◆ Goal of the exercise
Gather up the lines that contain "seaborn".

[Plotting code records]

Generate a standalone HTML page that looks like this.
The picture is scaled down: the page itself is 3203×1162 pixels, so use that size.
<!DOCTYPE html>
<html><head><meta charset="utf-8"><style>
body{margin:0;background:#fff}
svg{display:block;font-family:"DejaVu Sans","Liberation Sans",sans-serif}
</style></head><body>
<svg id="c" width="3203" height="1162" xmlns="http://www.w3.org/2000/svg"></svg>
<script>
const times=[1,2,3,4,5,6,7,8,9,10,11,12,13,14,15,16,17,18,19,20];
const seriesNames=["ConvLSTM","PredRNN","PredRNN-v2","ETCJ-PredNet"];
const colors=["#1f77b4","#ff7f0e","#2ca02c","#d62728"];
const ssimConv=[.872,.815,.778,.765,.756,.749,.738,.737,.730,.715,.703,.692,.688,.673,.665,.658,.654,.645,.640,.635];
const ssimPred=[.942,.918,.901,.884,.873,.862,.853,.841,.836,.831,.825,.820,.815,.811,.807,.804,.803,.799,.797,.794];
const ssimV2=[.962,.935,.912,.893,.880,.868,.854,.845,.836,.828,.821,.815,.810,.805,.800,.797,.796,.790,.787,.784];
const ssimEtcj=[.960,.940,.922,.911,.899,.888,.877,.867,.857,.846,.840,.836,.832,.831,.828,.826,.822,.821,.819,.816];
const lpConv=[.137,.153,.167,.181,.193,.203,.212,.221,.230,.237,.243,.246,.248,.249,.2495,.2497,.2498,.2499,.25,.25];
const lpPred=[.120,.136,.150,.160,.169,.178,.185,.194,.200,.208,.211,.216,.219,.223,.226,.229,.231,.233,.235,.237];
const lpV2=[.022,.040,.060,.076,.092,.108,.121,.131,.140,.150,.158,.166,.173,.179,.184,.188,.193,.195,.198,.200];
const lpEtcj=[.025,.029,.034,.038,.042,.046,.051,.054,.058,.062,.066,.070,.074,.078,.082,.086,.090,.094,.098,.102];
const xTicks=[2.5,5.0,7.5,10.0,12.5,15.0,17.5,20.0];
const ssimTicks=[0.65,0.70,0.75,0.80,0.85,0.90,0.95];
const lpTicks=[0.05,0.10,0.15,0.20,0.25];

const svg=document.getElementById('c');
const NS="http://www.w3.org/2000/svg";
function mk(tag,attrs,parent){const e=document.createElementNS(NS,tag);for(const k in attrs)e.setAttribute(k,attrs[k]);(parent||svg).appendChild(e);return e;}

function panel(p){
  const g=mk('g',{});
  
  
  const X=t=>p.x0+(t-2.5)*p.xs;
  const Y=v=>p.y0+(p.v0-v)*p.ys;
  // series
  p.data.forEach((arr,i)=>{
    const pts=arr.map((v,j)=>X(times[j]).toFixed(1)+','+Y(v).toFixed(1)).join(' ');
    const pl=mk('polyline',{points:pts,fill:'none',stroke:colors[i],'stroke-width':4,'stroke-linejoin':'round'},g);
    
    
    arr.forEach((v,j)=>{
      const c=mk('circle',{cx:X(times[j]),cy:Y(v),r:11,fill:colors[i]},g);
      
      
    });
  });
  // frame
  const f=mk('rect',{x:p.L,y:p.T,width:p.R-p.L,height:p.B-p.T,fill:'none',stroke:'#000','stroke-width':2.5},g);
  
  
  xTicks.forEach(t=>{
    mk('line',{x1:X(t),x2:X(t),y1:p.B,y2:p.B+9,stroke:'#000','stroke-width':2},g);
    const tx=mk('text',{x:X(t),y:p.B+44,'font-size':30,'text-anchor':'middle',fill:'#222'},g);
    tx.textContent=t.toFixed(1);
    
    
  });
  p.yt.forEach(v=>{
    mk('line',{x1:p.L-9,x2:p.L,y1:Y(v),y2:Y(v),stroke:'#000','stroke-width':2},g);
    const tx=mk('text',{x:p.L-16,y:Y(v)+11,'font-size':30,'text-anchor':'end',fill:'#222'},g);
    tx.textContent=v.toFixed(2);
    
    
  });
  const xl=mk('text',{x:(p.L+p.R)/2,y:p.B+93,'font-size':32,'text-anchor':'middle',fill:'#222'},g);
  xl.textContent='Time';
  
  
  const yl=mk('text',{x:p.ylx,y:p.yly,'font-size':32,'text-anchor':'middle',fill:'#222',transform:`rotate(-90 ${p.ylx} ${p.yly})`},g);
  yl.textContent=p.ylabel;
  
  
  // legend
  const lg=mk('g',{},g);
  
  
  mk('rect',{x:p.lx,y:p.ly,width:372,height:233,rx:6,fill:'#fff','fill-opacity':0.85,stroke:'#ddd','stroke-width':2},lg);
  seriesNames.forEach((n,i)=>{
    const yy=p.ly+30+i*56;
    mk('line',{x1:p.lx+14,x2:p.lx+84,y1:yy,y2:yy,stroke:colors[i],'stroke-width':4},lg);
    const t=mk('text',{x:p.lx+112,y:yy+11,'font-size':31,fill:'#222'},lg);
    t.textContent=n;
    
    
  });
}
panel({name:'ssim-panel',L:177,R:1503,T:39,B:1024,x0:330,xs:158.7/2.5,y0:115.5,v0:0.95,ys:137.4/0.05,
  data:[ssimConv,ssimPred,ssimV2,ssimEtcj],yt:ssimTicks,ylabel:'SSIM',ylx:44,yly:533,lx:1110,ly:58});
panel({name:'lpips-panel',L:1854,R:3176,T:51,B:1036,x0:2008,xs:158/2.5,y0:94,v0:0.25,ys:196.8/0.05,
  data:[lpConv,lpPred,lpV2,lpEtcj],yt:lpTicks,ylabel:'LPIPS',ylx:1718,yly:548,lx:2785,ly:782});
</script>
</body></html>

==

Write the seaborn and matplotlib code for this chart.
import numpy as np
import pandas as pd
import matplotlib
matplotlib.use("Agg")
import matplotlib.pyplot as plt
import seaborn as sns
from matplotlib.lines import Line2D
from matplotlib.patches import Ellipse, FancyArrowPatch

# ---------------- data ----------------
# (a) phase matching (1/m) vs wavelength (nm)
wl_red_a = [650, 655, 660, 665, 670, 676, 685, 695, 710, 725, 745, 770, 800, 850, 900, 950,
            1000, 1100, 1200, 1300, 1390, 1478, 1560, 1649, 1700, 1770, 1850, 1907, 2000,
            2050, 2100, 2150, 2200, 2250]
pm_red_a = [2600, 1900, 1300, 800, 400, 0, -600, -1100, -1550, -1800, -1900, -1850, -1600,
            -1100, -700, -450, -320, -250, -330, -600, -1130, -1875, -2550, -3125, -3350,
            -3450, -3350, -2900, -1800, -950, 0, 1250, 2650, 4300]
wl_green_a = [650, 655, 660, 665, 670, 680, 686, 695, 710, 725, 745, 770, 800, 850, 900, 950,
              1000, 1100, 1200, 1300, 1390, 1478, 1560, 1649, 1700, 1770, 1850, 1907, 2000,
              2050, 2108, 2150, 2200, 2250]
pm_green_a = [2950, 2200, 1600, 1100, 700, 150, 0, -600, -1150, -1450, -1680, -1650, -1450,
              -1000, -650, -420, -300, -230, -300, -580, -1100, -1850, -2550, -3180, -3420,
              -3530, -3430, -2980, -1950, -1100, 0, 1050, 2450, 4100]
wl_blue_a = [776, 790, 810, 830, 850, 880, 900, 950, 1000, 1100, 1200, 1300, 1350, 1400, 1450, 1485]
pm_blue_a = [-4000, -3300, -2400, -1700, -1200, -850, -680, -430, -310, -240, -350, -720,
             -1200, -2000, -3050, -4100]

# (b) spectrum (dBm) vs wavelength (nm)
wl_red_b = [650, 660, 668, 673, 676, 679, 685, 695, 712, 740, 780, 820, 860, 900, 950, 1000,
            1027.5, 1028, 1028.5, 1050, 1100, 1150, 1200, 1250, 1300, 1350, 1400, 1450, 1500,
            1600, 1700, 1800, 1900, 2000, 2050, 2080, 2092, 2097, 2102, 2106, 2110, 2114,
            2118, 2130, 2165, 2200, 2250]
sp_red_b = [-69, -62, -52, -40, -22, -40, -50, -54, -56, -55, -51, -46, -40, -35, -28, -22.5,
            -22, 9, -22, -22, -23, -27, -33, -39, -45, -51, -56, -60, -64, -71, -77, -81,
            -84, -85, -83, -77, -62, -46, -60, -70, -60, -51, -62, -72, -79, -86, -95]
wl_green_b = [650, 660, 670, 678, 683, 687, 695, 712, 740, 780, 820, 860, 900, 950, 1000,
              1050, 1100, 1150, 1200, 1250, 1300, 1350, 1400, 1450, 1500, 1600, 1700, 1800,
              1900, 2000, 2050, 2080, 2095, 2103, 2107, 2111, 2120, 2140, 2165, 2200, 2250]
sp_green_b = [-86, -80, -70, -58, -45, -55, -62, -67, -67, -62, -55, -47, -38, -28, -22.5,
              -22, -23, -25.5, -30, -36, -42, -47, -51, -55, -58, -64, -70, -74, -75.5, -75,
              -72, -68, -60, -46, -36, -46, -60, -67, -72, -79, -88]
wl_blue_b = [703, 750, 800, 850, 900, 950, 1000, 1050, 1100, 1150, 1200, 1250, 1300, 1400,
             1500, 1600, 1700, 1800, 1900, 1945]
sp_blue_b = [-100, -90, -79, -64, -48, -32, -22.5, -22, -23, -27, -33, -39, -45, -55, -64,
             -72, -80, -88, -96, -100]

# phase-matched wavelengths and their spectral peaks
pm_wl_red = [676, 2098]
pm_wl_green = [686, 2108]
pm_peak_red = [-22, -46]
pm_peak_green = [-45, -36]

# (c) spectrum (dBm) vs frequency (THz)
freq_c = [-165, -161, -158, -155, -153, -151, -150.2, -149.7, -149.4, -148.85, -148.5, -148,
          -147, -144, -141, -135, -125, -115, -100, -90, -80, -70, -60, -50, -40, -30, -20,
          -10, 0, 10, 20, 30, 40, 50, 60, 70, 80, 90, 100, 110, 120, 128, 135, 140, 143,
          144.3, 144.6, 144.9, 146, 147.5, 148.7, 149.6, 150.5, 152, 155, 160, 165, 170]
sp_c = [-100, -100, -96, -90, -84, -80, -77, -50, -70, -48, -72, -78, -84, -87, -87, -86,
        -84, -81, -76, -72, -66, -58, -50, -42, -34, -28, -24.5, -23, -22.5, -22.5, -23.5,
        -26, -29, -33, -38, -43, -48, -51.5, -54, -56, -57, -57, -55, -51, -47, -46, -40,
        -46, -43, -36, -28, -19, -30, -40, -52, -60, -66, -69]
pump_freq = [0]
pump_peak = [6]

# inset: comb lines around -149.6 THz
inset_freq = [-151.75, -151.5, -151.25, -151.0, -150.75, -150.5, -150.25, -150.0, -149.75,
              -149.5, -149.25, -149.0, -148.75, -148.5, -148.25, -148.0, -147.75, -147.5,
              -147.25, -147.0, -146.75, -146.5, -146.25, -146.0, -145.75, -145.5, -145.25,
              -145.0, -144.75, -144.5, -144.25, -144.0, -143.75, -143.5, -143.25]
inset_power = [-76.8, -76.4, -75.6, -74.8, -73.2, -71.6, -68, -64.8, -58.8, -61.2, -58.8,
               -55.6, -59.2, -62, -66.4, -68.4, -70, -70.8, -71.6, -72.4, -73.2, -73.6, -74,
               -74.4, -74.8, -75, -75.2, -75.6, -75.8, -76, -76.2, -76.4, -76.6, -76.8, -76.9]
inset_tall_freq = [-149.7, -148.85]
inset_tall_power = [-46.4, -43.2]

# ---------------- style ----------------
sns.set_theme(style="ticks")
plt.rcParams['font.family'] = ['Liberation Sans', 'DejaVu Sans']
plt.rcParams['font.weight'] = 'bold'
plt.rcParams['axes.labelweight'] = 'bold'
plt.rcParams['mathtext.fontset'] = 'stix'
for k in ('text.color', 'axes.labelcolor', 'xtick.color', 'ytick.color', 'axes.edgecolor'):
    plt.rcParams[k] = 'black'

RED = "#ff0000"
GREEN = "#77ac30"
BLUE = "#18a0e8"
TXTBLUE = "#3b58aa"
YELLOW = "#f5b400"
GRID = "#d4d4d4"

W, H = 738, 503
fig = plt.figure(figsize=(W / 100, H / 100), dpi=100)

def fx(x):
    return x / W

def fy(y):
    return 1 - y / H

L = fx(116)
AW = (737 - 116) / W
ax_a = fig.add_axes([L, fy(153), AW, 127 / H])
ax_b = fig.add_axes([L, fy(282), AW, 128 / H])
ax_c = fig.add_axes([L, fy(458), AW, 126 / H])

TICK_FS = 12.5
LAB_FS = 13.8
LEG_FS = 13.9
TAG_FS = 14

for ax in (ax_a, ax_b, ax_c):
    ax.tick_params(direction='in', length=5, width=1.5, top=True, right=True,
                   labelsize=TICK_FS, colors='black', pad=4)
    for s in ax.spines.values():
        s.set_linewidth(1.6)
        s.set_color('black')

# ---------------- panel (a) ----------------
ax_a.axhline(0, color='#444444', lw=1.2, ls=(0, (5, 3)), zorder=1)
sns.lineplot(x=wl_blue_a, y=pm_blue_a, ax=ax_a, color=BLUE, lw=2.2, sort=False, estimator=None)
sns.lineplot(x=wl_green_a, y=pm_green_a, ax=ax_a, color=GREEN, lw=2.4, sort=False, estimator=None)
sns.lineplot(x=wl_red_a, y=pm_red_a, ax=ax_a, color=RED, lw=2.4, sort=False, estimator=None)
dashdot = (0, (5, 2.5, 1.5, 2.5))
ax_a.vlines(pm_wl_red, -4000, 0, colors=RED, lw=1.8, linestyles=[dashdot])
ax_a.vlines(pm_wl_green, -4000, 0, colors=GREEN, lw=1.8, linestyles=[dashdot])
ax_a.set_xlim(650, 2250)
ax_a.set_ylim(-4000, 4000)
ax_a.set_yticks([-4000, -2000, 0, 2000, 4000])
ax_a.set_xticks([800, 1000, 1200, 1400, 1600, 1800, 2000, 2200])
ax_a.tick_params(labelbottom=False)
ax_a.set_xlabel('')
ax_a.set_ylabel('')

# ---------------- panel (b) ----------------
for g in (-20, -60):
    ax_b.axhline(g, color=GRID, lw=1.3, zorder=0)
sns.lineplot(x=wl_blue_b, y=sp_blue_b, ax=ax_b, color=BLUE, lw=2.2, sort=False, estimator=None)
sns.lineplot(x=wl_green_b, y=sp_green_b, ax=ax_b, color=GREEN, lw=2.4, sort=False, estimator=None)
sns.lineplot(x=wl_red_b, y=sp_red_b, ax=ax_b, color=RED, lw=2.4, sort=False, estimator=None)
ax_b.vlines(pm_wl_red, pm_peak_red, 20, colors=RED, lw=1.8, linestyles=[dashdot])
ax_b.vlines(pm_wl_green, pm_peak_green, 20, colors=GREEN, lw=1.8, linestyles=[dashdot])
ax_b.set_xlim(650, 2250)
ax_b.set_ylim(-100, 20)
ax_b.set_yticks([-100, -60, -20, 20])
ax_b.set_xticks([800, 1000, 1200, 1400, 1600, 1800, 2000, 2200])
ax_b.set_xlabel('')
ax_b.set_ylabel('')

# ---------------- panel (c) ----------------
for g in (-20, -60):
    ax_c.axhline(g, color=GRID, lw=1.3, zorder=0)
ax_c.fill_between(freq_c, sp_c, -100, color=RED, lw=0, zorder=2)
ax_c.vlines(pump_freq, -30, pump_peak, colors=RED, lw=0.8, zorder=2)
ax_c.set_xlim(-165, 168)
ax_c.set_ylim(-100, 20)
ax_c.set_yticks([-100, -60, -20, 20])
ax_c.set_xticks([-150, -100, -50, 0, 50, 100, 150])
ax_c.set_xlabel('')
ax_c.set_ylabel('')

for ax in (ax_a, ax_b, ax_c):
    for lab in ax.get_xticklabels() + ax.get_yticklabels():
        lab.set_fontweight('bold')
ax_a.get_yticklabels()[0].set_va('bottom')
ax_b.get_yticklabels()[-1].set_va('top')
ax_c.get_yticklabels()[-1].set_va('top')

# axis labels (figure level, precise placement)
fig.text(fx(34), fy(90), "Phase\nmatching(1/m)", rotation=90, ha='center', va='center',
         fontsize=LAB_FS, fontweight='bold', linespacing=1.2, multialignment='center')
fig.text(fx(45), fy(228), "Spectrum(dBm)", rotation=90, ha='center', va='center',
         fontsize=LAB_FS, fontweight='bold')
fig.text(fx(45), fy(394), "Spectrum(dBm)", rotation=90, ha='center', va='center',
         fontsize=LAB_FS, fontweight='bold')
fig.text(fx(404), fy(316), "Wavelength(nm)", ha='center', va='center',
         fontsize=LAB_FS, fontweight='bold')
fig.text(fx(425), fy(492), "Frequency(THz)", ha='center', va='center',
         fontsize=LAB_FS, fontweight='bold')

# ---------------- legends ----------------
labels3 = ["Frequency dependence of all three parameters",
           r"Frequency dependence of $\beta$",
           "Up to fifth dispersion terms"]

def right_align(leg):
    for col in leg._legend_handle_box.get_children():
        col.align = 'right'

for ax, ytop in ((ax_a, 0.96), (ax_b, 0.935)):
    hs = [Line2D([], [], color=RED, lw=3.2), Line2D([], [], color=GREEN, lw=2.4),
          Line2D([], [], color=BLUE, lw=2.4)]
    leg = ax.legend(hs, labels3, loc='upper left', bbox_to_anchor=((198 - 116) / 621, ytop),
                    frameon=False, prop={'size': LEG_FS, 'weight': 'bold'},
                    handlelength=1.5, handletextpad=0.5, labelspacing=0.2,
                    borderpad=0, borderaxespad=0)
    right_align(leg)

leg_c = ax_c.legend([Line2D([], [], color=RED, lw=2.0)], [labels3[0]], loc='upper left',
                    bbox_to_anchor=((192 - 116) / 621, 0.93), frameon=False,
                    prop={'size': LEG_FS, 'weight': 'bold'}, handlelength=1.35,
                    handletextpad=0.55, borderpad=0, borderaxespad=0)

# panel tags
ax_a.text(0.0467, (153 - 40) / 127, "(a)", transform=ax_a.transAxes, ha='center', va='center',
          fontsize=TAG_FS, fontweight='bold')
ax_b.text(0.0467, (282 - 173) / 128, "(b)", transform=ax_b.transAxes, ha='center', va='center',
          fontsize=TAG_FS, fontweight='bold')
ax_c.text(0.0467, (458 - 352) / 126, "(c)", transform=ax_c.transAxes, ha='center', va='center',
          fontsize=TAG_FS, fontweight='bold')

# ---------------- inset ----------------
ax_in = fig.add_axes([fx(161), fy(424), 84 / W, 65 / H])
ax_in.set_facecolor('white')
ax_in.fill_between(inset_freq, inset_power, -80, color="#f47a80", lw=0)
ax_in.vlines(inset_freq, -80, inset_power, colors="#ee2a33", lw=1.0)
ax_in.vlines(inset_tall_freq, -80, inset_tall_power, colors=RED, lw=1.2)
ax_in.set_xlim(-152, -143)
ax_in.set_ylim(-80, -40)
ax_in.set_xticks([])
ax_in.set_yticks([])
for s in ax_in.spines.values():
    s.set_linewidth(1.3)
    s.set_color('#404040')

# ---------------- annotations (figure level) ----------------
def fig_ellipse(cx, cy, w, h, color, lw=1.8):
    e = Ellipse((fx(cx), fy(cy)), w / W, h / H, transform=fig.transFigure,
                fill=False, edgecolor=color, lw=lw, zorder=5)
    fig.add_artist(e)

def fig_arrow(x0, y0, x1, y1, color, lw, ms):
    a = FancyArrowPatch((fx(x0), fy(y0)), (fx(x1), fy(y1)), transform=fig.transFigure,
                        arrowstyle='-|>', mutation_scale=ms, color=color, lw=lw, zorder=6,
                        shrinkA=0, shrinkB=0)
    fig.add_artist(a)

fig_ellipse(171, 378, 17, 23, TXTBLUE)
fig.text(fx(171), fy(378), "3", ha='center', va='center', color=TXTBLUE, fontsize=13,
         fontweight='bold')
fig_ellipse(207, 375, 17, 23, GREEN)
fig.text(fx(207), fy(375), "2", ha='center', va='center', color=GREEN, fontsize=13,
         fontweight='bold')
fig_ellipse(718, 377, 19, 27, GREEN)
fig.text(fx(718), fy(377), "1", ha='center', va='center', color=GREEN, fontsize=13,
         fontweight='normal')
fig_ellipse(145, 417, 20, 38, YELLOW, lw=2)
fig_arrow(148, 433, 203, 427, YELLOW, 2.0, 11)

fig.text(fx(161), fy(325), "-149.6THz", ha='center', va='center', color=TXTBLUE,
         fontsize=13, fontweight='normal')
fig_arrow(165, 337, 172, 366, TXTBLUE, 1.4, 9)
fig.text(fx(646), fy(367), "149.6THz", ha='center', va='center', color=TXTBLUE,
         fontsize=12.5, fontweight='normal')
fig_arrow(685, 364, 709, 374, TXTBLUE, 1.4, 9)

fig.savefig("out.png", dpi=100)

◆ Written answer
Write the seaborn and matplotlib code for this chart.
import seaborn as sns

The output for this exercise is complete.